The Hydromorphone Diversion Bogeyman Cometh

The writing on this featured image is just random gibberish produced by stable diffusion. It doesn’t mean anything. Neither does the writing of some editorialists and politicians.

Lots had been said and written about hydromorphone diversion lately, from this editorial on the National Post to an interview by MLA Eleonore Sturko. According to detractors of safer supply programs, massive diversion of painkiller medication to be sold as street drugs is somehow spiking up drug overdose deaths while “fuelling fentanyl addiction” and hurting the feelings of doctors who feel compelled to prescribe medication, and that’s why we have to “stop prescribing dillies” or whatever.

While this all sounds scary, it’s also ominous gibberish. It’s meant to scare people without any grasp of the issue in order to score political points. Rebutting this argument vacuum is consequently tedious, but bear with me for a moment.

For starters, hydromorphone is neither a recreational drug like psychedelics, nor a stimulant like amphetamines. Those who take it are either in acute pain or already addicted to it (probably because they were once, you know, in acute pain). So these “dillies” are only diverted to those who need them.

And since they are being sold as street drugs, there’s a demand for them. They have to work for somebody, otherwise there would be no demand. And that somebody manifestly would rather not buy down from street gangs. It’s actually an argument in favour of expanding safer supply programs, but the irony is lost on those who purposefully resort to such word salads.

The diversion is somehow blamed for a rise in overdose deaths, but hydromorphone is safe—at least tremendously safer than street drugs laced with fentanyl and xylazine. And there isn’t nearly enough to make a statistical difference anyway.
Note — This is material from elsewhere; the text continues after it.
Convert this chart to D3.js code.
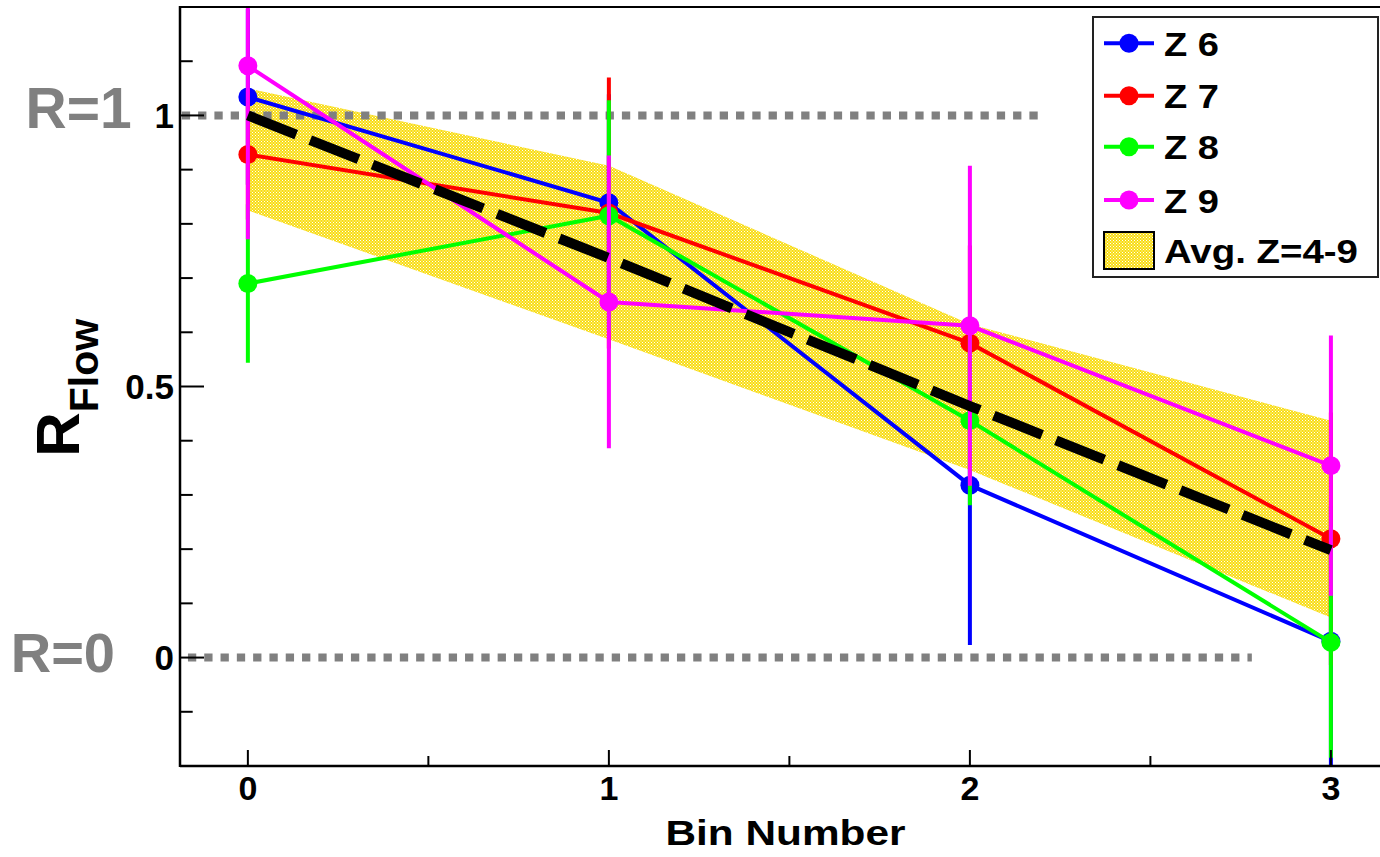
<!DOCTYPE html>
<html>
<head>
<meta charset="utf-8">
<script src="https://cdn.jsdelivr.net/npm/d3@7"></script>
<style>
  html, body { margin: 0; padding: 0; background: #fff; }
  svg { display: block; }
  text { font-family: "Liberation Sans", Arial, Helvetica, sans-serif; font-weight: bold; }
</style>
</head>
<body>
<svg id="chart" width="1380" height="857"></svg>
<script>
// ---------------- data ----------------
const bins = [0, 1, 2, 3];
const z6 = [1.034, 0.839, 0.318, 0.030];
const z6Err = [0.162, 0.20, 0.295, 0.25];
const z7 = [0.928, 0.820, 0.580, 0.219];
const z7Err = [0.12, 0.25, 0.18, 0.233];
const z8 = [0.690, 0.815, 0.437, 0.028];
const z8Err = [0.146, 0.213, 0.156, 0.213];
const z9 = [1.0915, 0.656, 0.612, 0.354];
const z9Err = [0.32, 0.27, 0.295, 0.24];
const avgLine = [1.0, 0.737, 0.464, 0.198];
const bandLow = [0.825, 0.587, 0.346, 0.074];
const bandHigh = [1.05, 0.907, 0.615, 0.437];
const seriesNames = ["Z 6", "Z 7", "Z 8", "Z 9"];
const seriesColors = ["#0000ff", "#ff0000", "#00ff00", "#ff00ff"];
const bandLabel = "Avg. Z=4-9";
const xTickValues = [0, 1, 2, 3];
const xTickLabels = ["0", "1", "2", "3"];
const yTickValues = [0, 0.5, 1];
const yTickLabels = ["0", "0.5", "1"];
const refLines = [ // y value, x extent (data units), label
  { y: 1, x0: -0.183, x1: 2.208, label: "R=1" },
  { y: 0, x0: -0.166, x1: 2.781, label: "R=0" }
];
const xTitle = "Bin Number";

// ---------------- layout ----------------
const svg = d3.select("#chart");
const L = 180, R = 1380, T = 7, B = 766;
const x = d3.scaleLinear().domain([-0.188, 3.136]).range([L, R]);
const y = d3.scaleLinear().domain([-0.2, 1.2]).range([B, T]);
const bandColor = "#f8dc12";

const defs = svg.append("defs");
const pat = defs.append("pattern").attr("id", "dotsPat")
  .attr("patternUnits", "userSpaceOnUse").attr("width", 3).attr("height", 3);
pat.append("rect").attr("x", 0).attr("y", 0).attr("width", 1).attr("height", 1).attr("fill", "#ffffff");
pat.append("rect").attr("x", 1.5).attr("y", 1.5).attr("width", 1).attr("height", 1).attr("fill", "#ffffff");
defs.append("clipPath").attr("id", "clip").append("rect")
  .attr("x", L).attr("y", T).attr("width", R - L).attr("height", B - T);

const plot = svg.append("g").attr("clip-path", "url(#clip)");

// band
const area = d3.area().x((d, i) => x(bins[i])).y0((d, i) => y(bandLow[i])).y1((d, i) => y(bandHigh[i]));
plot.append("path").datum(bins).attr("d", area).attr("fill", bandColor);
plot.append("path").datum(bins).attr("d", area).attr("fill", "url(#dotsPat)");

// reference dotted lines
refLines.forEach(r => {
  plot.append("line")
    .attr("x1", x(r.x0)).attr("x2", x(r.x1))
    .attr("y1", y(r.y)).attr("y2", y(r.y))
    .attr("stroke", "#808080").attr("stroke-width", 8)
    .attr("stroke-dasharray", "8.3 8");
});

// series
const seriesVals = [z6, z7, z8, z9];
const seriesErrs = [z6Err, z7Err, z8Err, z9Err];
const line = d3.line().x((d, i) => x(bins[i])).y(d => y(d));
seriesVals.forEach((vals, s) => {
  const g = plot.append("g");
  const col = seriesColors[s];
  g.selectAll("line.err").data(vals).join("line")
    .attr("x1", (d, i) => x(bins[i])).attr("x2", (d, i) => x(bins[i]))
    .attr("y1", (d, i) => y(d - seriesErrs[s][i]))
    .attr("y2", (d, i) => y(d + seriesErrs[s][i]))
    .attr("stroke", col).attr("stroke-width", 4);
  g.append("path").datum(vals).attr("d", line)
    .attr("fill", "none").attr("stroke", col).attr("stroke-width", 4);
  g.selectAll("circle").data(vals).join("circle")
    .attr("cx", (d, i) => x(bins[i])).attr("cy", d => y(d))
    .attr("r", 9.5).attr("fill", col);
});

// average dashed line
plot.append("path").datum(avgLine).attr("d", line)
  .attr("fill", "none").attr("stroke", "#000").attr("stroke-width", 10)
  .attr("stroke-dasharray", "52 15");

// ---------------- axes ----------------
const ax = svg.append("g");
ax.append("line").attr("x1", L).attr("x2", R).attr("y1", T).attr("y2", T).attr("stroke", "#000").attr("stroke-width", 2);
ax.append("line").attr("x1", L).attr("x2", L).attr("y1", T - 1).attr("y2", B + 1).attr("stroke", "#000").attr("stroke-width", 2.5);
ax.append("line").attr("x1", L).attr("x2", R).attr("y1", B).attr("y2", B).attr("stroke", "#000").attr("stroke-width", 2.5);

// y ticks
const yMinor = d3.range(-0.1, 1.15, 0.1).map(v => +v.toFixed(2));
yMinor.forEach(v => {
  const major = yTickValues.some(t => Math.abs(t - v) < 1e-6);
  ax.append("line").attr("x1", L).attr("x2", L + (major ? 24 : 12.7))
    .attr("y1", y(v)).attr("y2", y(v)).attr("stroke", "#000").attr("stroke-width", 2);
});
yTickValues.forEach((v, i) => {
  ax.append("text").attr("x", 174).attr("y", y(v) + 12.5)
    .attr("text-anchor", "end").attr("font-size", 35).text(yTickLabels[i]);
});

// x ticks
const xMinor = d3.range(0, 3.01, 0.5);
xMinor.forEach(v => {
  const major = xTickValues.includes(v);
  ax.append("line").attr("x1", x(v)).attr("x2", x(v))
    .attr("y1", B).attr("y2", B - (major ? 16 : 10)).attr("stroke", "#000").attr("stroke-width", 2);
});
xTickValues.forEach((v, i) => {
  ax.append("text").attr("x", x(v)).attr("y", 800)
    .attr("text-anchor", "middle").attr("font-size", 34).text(xTickLabels[i]);
});

// axis titles
ax.append("text").attr("x", 785.5).attr("y", 845).attr("text-anchor", "middle")
  .attr("font-size", 35).attr("textLength", 240).attr("lengthAdjust", "spacingAndGlyphs")
  .text(xTitle);

const yt = ax.append("text").attr("transform", "translate(79,457) rotate(-90)");
yt.append("tspan").attr("font-size", 62).text("R");
yt.append("tspan").attr("font-size", 41).attr("dy", 18.7).text("Flow");

// R= labels
ax.append("text").attr("x", 25.5).attr("y", 128).attr("font-size", 57).attr("fill", "#808080").text(refLines[0].label);
ax.append("text").attr("x", 10.7).attr("y", 671.7).attr("font-size", 56).attr("fill", "#808080").text(refLines[1].label);

// ---------------- legend ----------------
const lg = svg.append("g");
lg.append("rect").attr("x", 1093).attr("y", 17).attr("width", 285).attr("height", 260)
  .attr("fill", "#fff").attr("stroke", "#222").attr("stroke-width", 2);
const rowY = [43.3, 95.7, 146.7, 200];
seriesNames.forEach((n, s) => {
  lg.append("line").attr("x1", 1104).attr("x2", 1154).attr("y1", rowY[s]).attr("y2", rowY[s])
    .attr("stroke", seriesColors[s]).attr("stroke-width", 4);
  lg.append("circle").attr("cx", 1129).attr("cy", rowY[s]).attr("r", 9.5).attr("fill", seriesColors[s]);
  lg.append("text").attr("x", 1164).attr("y", rowY[s] + 12.5).attr("font-size", 34)
    .attr("textLength", 55).attr("lengthAdjust", "spacingAndGlyphs").text(n);
});
lg.append("rect").attr("x", 1104).attr("y", 232).attr("width", 50).attr("height", 37)
  .attr("fill", bandColor);
lg.append("rect").attr("x", 1104).attr("y", 232).attr("width", 50).attr("height", 37)
  .attr("fill", "url(#dotsPat)").attr("stroke", "#000").attr("stroke-width", 2);
lg.append("text").attr("x", 1164).attr("y", 263).attr("font-size", 34)
  .attr("textLength", 194).attr("lengthAdjust", "spacingAndGlyphs").text(bandLabel);
</script>
</body>
</html>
So there can be no plausible mechanism to link the two.

Of course critics call it “subsidising fentanyl addiction”, as if it somehow needed to be fuelled. In their vivid imagination, flooding the streets with “dillies” somehow jacks up fentanyl overdoses, because of course resellers couldn’t afford their drugs otherwise; god forbid they spend their welfare cheques, collect empties, beg, steal, or prostitute themselves. Some of these alternate sources of income aren’t quite safe, by the way.

But you see, this debate isn’t about saving lives; it’s about controlling the drug supply. Hardcore detractors would be just fine with cutting off addicts’ welfare, fining them to bankruptcy, locking them up in jail or on psych wards for involuntary treatment, and driving them to suicide. You think I’m exaggerating? Watch them brag about taking “dillies” away from patients showing up at the ER with severe pain. Or standing up by policies coercing patients into taking their meds under the scrutiny of health care professionals, like prisoners—even if that leads to drug overdoses, such as this woman being ordered to down an entire bottle of slow-release morphine.

Since a picture is worth a thousand words, I decided to counter nonsense with nonsense, using a stable diffusion program to produce a picture of a bogeyman captioned with gibberish, which has about as much substance as this manufactured controversy. Because only someone who lacks a proper grasp of the underlying jargon could confuse it with speech.